Женщина, о которой идет речь, названа в стихотворении так, что нетрудно догадаться, кто она такая: Тамара Михайловна Персиц, жившая в это время в Берлине [584]. Кузмин обращается к ней без упреков и гнева, хотя сердце его, безусловно, дома, в Петрограде. И. Одоевцева вспоминала, как Кузмин говорил ей и Георгию Иванову, когда они собирались покидать Россию: «Возвращайтесь скорее. Помните: в гостях хорошо, а дома лучше. В Петербурге — дома. Ведь по-настоящему дома можно чувствовать себя только в Петербурге» [585]. В апреле 1922 года Кузмин написал рассказ «Подземные ручьи», в котором главный герой находит в книжке забытую его знакомой тетрадку записей. Записи эти многим напоминают те попутные записи и выписки, которые Кузмин делал в своих рабочих тетрадях и небольшую часть которых потом опубликовал под заглавием «Чешуя в неводе». Судя по всему, большинство записей из «Подземных ручьев» близко по духу самому Кузмину. И одна из них такова: «Письмо от Лидии, она в Шанхае. Кто в Праге, кто в Цюрихе, Лондоне, Токио. Мы рассеялись, как в Библии, и мир тесен, как в XVIII веке. Всесветные граждане. Алексей Михайлович [586]очень скучает в Берлине. Я думаю. Такой русский человек. И опять предрассудок. Родина — это язык, некоторые обычаи, климат и пейзаж». В таком отношении к эмиграции и эмигрантам Кузмин еще раз расходится с Ахматовой, для которой мысль об эмиграции была «недостойной», вольный или невольный изгнанник казался ей «вечно жалким», а миссия поэта, оставшегося на Родине в минуты ее тяжких страданий, — священной миссией.
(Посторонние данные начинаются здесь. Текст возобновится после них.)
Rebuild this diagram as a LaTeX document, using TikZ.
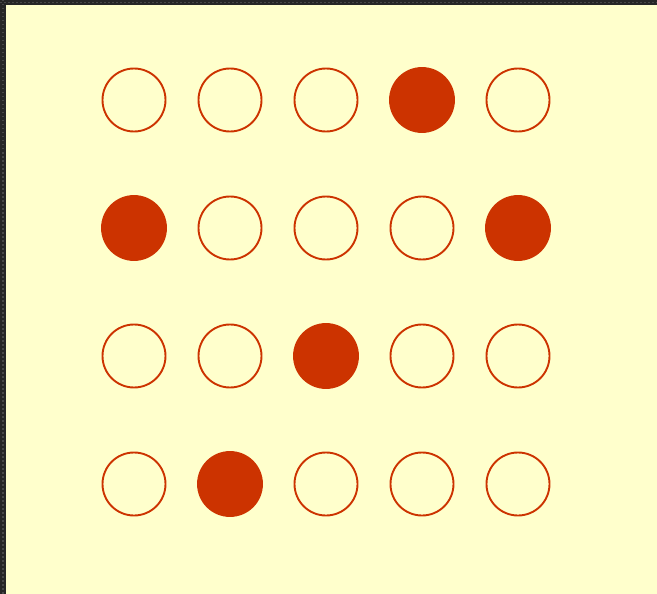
\documentclass[tikz,border=0pt]{standalone}
\usepackage{xcolor}
\usepackage{tikz}
\usetikzlibrary{positioning}
\definecolor{paleyellow}{RGB}{255, 255, 204}
\definecolor{rustred}{RGB}{204, 51, 0}
\definecolor{frameblack}{RGB}{38, 38, 38}
\definecolor{framegray}{RGB}{72, 72, 72}

\begin{document}
\begin{tikzpicture}[
    x=1pt, y=-1pt,
    dot/.style={circle, draw=rustred, line width=1.9pt, minimum size=63pt, inner sep=0pt},
    hit/.style={dot, fill=rustred, minimum size=64pt}
]
    % Background and frame
    \useasboundingbox (0,0) rectangle (657,594);
    \fill[paleyellow] (0,0) rectangle (657,594);
    \fill[frameblack] (0,0) rectangle (6,594);
    \fill[frameblack] (0,0) rectangle (657,5);
    \draw[framegray, line width=1.5pt, dash pattern=on 1.5pt off 2.5pt] (3,0) -- (3,594);
    \draw[framegray, line width=1.5pt, dash pattern=on 1.5pt off 2.5pt] (0,2.5) -- (657,2.5);

    % Row 1
    \node[dot] (a1) at (134,100) {};
    \node[dot] (a2) at (230,100) {};
    \node[dot] (a3) at (326,100) {};
    \node[hit] (a4) at (422,100) {};
    \node[dot] (a5) at (518,100) {};

    % Row 2
    \node[hit] (b1) at (134,228) {};
    \node[dot] (b2) at (230,228) {};
    \node[dot] (b3) at (326,228) {};
    \node[dot] (b4) at (422,228) {};
    \node[hit] (b5) at (518,228) {};

    % Row 3
    \node[dot] (c1) at (134,356) {};
    \node[dot] (c2) at (230,356) {};
    \node[hit] (c3) at (326,356) {};
    \node[dot] (c4) at (422,356) {};
    \node[dot] (c5) at (518,356) {};

    % Row 4
    \node[dot] (d1) at (134,484) {};
    \node[hit] (d2) at (230,484) {};
    \node[dot] (d3) at (326,484) {};
    \node[dot] (d4) at (422,484) {};
    \node[dot] (d5) at (518,484) {};
\end{tikzpicture}
\end{document}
Для Кузмина уехавшие продолжали оставаться близкими и милыми людьми, а решение остаться в России (можно с уверенностью говорить, что тогда, как и в 1980–1990-е годы, любой мыслящий человек, имевший хоть малейшую возможность уехать, не раз задавал себе вопрос об эмиграции) выглядело не подвигом самоотречения, а единственно возможным вариантом жизненной судьбы.
Впрочем, не исключено и то, что решение Кузмина было вызвано причинами вполне идеологическими.
В начале книги мы несколько раз отмечали схожесть высказываний Кузмина в письмах с теориями Константина Леонтьева, а одной из составных частей этих теорий, причем важнейшей, было утверждение того, что стеснения внешнего порядка благотворно воздействуют на сознание человека, делают его гораздо более духовно своеобразным, чем он был бы в век всеобщей унификации, неизбежно связанной со свободой личности, правами человека и прочими весьма соблазнительными вещами. Именно так, как бесовский соблазн, оценивал их Леонтьев, и мы не можем исключить вероятности того, что Кузмин видел в надвигающейся тоталитарной несвободе не только сплошной ужас, но и нечто положительное.
Если это так — а высказанное нами относится к сфере чистых гипотез, не подкрепленных каким бы то ни было документальным материалом, — то это может объяснить возможность приспособления Кузмина к тому все возрастающему идеологическому давлению, которое обрушилось на него с середины 1920-х годов. Отказ от внешних форм сопротивления режиму (вплоть до того, что даже в рукописях Кузмин начинает писать слово «Бог» с маленькой буквы, — деталь как будто бы незначительная, но говорящая очень о многом) компенсируется широтой и многогранностью душевной жизни.
Во всяком случае, даже если наша гипотеза окажется не соответствующей действительности и будут найдены какие-либо доказательства, что она ошибочна, невозможно будет опровергнуть тот факт, что с нарастанием внешнего давления Кузмин искусно перестраивается и уходит в другие сферы духовной и творческой деятельности.